Sicilia, dai giardini per il futuro al cuore ambrato del latifondo

È sempre il momento giusto per andare in Sicilia. Ed è sempre il momento giusto per arrampicarsi sui tornanti sovrastati d’ “a muntagna”. Io sono partita da Riposto, avviluppandomi tra i fogliami rigogliosi di Radicepura, il Garden Festival biennale organizzato dalla Fondazione omonima, giunto alla terza edizione. Inaugurato a fine giugno, il festival che si chiuderà il 19 dicembre quest’anno indagava i Giardini per il futuro. Spazi di natura e indicatori di uno sviluppo sostenibile, in chiave economica, ambientale e sociale.  

Radicepura Garden Festival

Radicepura Garden Festival

Paradigma fondamentale che anima anche i Millennium Development Goals di Agenda 2030, questo secondo la Fondazione creata dalla famiglia Faro è l’orizzonte “necessario per progettare le città e gli spazi antropizzati senza violare l’essenza dei luoghi, promuovendo una cultura dell’abitare che sappia coniugare le necessità ambientali con il desiderio dell’uomo di vivere a contatto con la natura in un rapporto di reciprocità e rispetto”. Il Festival ospita giardini-progetto in cui si delineano spunti e indirizzi di sviluppo, a volte anche molto immaginifici, riflettendo su quali saranno le funzioni del giardino nel prossimo futuro; come le piante potranno riparare guasti ambientali ed essere risorsa aggiuntiva di cibo; quale ruolo sarà assegnato loro e come saranno progettati i giardini, stimolando il dibattito su design del paesaggio e sostenibilità.

Un percorso affascinante intriso di visionarietà, dove la botanica affianca il passo all’etica. La famiglia Faro – grandi vivaisti presenti con le proprie piante ai quattro angoli del pianeta – ha saputo superare il confortevole approccio paesaggistico per aprire un confronto serio sulle sfide che abbiamo di fronte. Che poi questo abbia un risvolto esteticamente molto gradevole è un vantaggio per i visitatori.

Due oasi di natura sull’Etna. Siamo alle pendici del vulcano, ma l’impressione è di essere immersi in una giungla tropicale. I vivaisti Faro hanno regalato al resort di famiglia – Donna Carmela – tutta la ricchezza floreale e naturalistica della loro decennale esperienza.

I lodges, seclusi e protetti tra le fronde, sono eremo e riparo per un soggiorno di totale relax ma possono trasformarsi in piacevole risorsa per lo smart working. La cucina del giovane Piergiorgio Alecci, precisa e gustosa, ha più di un’aspirazione. I vini “della casa”, la cantina Pietradolce, sono tra le migliori espressioni enologiche del mondo Etna.

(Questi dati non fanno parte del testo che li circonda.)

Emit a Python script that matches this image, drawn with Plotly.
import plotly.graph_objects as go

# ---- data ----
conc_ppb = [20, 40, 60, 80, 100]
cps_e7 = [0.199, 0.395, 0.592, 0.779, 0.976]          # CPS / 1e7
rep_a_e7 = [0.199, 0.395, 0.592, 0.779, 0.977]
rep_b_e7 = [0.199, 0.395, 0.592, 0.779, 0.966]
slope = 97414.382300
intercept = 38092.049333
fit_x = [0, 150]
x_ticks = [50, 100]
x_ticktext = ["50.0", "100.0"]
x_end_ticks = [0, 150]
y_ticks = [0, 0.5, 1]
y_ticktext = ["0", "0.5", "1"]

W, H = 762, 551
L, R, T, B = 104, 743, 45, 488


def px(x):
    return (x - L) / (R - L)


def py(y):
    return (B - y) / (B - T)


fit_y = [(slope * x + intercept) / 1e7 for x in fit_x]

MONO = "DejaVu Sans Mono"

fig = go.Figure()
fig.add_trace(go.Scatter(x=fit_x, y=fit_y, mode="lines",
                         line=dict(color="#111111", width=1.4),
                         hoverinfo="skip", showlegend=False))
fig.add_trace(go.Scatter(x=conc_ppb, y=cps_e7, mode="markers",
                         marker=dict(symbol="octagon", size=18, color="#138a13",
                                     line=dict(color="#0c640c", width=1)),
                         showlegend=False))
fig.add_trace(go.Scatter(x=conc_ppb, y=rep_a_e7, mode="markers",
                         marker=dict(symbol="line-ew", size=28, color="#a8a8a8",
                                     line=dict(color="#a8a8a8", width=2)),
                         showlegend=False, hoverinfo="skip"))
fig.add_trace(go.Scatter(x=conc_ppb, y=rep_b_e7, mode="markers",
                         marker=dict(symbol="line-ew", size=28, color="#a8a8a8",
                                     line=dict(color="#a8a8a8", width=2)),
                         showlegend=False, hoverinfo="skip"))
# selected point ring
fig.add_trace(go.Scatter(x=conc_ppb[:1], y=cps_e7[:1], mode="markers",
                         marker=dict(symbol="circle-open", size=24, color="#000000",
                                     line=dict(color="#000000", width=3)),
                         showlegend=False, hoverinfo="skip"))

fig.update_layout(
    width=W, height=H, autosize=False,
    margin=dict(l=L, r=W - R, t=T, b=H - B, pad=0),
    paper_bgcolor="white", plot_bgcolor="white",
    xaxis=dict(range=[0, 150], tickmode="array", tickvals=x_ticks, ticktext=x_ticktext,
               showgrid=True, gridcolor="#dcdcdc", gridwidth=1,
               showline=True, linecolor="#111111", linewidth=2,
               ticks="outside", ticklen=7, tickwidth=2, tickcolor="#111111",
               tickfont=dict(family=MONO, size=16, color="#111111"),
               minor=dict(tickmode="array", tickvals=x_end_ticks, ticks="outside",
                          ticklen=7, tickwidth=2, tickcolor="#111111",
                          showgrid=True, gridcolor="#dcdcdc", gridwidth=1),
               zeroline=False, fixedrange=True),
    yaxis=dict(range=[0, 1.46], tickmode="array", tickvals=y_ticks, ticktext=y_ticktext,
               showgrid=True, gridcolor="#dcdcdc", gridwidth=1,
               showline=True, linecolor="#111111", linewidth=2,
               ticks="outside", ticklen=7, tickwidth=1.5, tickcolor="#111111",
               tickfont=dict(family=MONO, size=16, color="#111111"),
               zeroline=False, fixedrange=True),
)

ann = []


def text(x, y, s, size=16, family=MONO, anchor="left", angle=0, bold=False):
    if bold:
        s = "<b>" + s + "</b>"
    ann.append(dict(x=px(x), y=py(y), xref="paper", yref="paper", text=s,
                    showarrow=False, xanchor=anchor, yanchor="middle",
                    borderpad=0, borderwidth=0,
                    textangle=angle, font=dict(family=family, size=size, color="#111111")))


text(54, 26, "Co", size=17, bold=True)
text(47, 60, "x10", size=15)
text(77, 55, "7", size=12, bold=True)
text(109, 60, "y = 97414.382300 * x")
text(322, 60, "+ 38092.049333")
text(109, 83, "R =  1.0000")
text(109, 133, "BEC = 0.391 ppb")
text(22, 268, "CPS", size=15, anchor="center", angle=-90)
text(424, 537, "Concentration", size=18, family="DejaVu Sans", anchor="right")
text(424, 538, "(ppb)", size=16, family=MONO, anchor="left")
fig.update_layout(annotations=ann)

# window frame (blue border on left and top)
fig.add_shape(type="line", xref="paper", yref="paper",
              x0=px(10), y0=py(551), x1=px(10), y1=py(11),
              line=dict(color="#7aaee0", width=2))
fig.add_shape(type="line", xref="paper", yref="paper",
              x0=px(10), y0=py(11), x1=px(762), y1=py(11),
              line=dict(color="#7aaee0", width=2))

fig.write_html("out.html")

Non troppo lontano da Riposto, salendo verso Zafferana, ci si inerpica per raggiungere Monaci delle Terre Nere, relais&chateau di grande fascino con vista mozzafiato. Si definisce un Etna Country Boutique Hotel ma l’accento va posto sull’estensione. Oltre alla casa padronale di tradizione etnea, infatti, le dimore si dispongono sui declivi anticamente terrazzati dai monaci.

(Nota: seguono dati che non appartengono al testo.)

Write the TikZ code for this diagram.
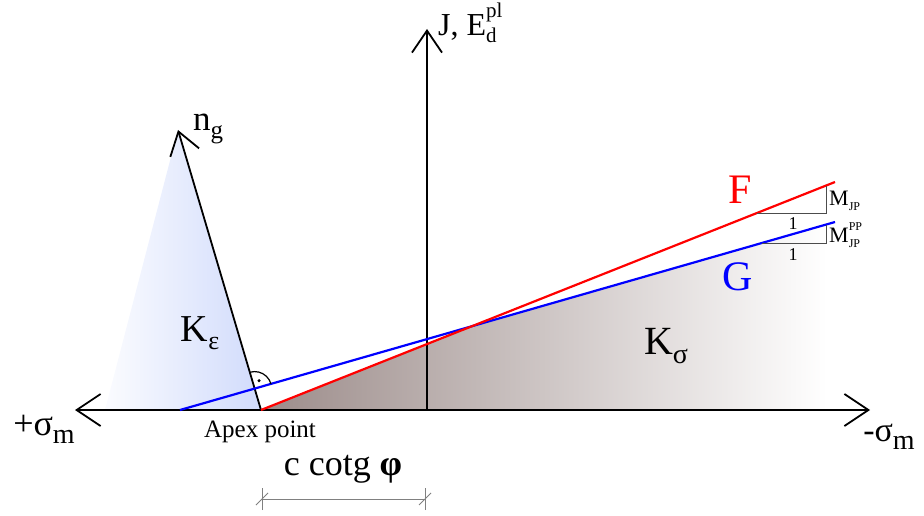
\documentclass[tikz,border=0pt]{standalone}
\usepackage{fontspec}
\setmainfont{Liberation Serif}
\usepackage{xcolor}
\definecolor{ksigma}{HTML}{9C8C8A}
\definecolor{keps}{HTML}{BCCBFA}
\definecolor{dimgrey}{HTML}{808080}
\usetikzlibrary{calc,arrows.meta,intersections}

\newcommand{\lowtext}[2]{\raisebox{-0.22em}{\fontsize{#1}{#1}\selectfont #2}}
\newcommand{\hightext}[2]{\raisebox{0.55em}{\fontsize{#1}{#1}\selectfont #2}}

\begin{document}
\begin{tikzpicture}[
		x=1pt, y=1pt,
		barb/.style={-{Straight Barb[length=22pt, width=30pt]}},
		twobarb/.style={{Straight Barb[length=24pt, width=32pt]}-{Straight Barb[length=24pt, width=32pt]}},
		mainline/.style={line width=1.8pt},
		yieldline/.style={line width=2.2pt},
		slopeline/.style={line width=0.8pt, black!70},
		dimline/.style={line width=1pt, dimgrey},
		lbl/.style={inner sep=0pt, font=\fontsize{#1}{#1}\selectfont}
	]
		\useasboundingbox (0,0) rectangle (924,515);

		% Main points
		\coordinate (apex) at (261,105);
		\coordinate (gstart) at (180,105);
		\coordinate (fend) at (835,333);
		\coordinate (gend) at (835,293);
		\coordinate (ngtip) at (178,385);
		\coordinate (origin) at (427,105);
		\coordinate (jtip) at (427,486);
		\coordinate (lefttip) at (75,105);
		\coordinate (righttip) at (870,105);

		% Helper paths for crossings
		\path[name path=gline] (gstart) -- (gend);
		\path[name path=fline] (apex) -- (fend);
		\path[name path=ngline] (apex) -- (ngtip);
		\path[name intersections={of=gline and fline, by=cross}];
		\path[name intersections={of=gline and ngline, by=rmark}];

		% Cones (shaded)
		\shade[left color=ksigma, right color=white] (apex) -- (cross) -- ($(gstart)!0.988!(gend)$) -- (826,105) -- cycle;
		\begin{scope}
			\clip (105,105) -- (ngtip) -- (apex) -- cycle;
			\shade[left color=white, right color=keps, rotate around={-14.6:(105,105)}] (105,40) rectangle (262,430);
		\end{scope}

		% Axes
		\draw[mainline, twobarb] (lefttip) -- (righttip);
		\draw[mainline, barb] (origin) -- (jtip);
		\draw[mainline, barb] (apex) -- (ngtip);

		% Yield surface F and plastic potential G
		\draw[yieldline, blue] (gstart) -- (gend);
		\draw[yieldline, red] (apex) -- (fend);

		% Right angle mark
		\draw[line width=1.2pt] (rmark) ++(106.5:17) arc[start angle=106.5, end angle=16, radius=17];
		\fill (rmark) ++(61:9) circle (1.7);

		% Slope triangles
		\draw[slopeline] (757,302) -- (826,302) -- (826,329.4);
		\draw[slopeline] (762,272) -- (826,272) -- (826,290.4);
		\node[lbl=18] (fone) at (793,291) {1};
		\node[lbl=18] (gone) at (793,260) {1};
		\node[lbl=22, anchor=west] (mjp) at (829,314) {M\lowtext{12}{JP}};
		\node[lbl=22, anchor=west] (mjppp) at (829,280) {M\rlap{\hightext{12}{PP}}\lowtext{12}{JP}};

		% Labels
		\node[lbl=42, red] (flabel) at (740,325) {F};
		\node[lbl=42, blue] (glabel) at (738,238) {G};
		\node[lbl=40] (ksig) at (666,169) {K\lowtext{28}{σ}};
		\node[lbl=38] (keps) at (200,182) {K\lowtext{26}{ε}};
		\node[lbl=35] (nglabel) at (208,386) {n\lowtext{25}{g}};
		\node[lbl=32, anchor=west] (jlabel) at (438,492) {J, E\rlap{\hightext{21}{pl}}\lowtext{21}{d}};
		\node[lbl=36] (pluslabel) at (44,86) {+σ\lowtext{28}{m}};
		\node[lbl=34] (minuslabel) at (889,78) {-σ\lowtext{28}{m}};
		\node[lbl=25] (apexlabel) at (260,83) {Apex point};

		% Dimension c cotg phi
		\coordinate (dimL) at (262,16);
		\coordinate (dimR) at (425,16);
		\draw[dimline] (dimL) -- (dimR);
		\foreach \p in {dimL, dimR} {
			\draw[dimline] ($(\p)+(0,-11)$) -- ($(\p)+(0,11)$);
			\draw[dimline] ($(\p)+(-6,-6)$) -- ($(\p)+(6,6)$);
		}
		\node[lbl=36] (cotg) at (343,46) {c cotg \textbf{φ}};
	\end{tikzpicture}
\end{document}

La storia vuole che l’Arcivescovo di Catania, che aveva fatto di Pisano la propria residenza, donasse i terreni ai monaci Agostiniani scalzi da Valverde che, dal ‘600, iniziarono a plasmare le colline scoscese attraverso i terrazzamenti ancora oggi coltivati dal patron Guido Coffa a frutta, viti  e ulivi. In tutto 25 ettari. Un luogo senza tempo che cattura e invita al totale abbandono. Imperdibili gli aperitivi al tramonto e i breakfast con le uova bio della casa.

Perdersi nel cuore della Sicilia. E poi c’è Susafa. Arrivarci non è ovvio (io mi sono persa un paio di volte). Una volta trovata, a Susafa non resta che perdersi. A 360 gradi solo campi di grano. Un giallo che ti acceca e al tramonto ti avvolge d’ambra. La sensazione è davvero quella di essere fuori da tutto.

Camere di moderno comfort, cucina “accogliente” e senza fronzoli (speriamo rimanga sempre così), un orto di erbe officinali non scontate, una terrazza da cui l’occhio viaggia senza trovare ostacoli, un picnic – o un aperitivo – tra le spighe per assaporare il silenzio. Ma più di tutto l’allegra impetuosità di Bruno, weimaraner di rara bellezza, e la passione di Manfredi che racconta dei 600 ettari coltivati, dello sforzo verso una sostenibilità sempre più incondizionata, e di come fare a casa un pane come Dio comanda.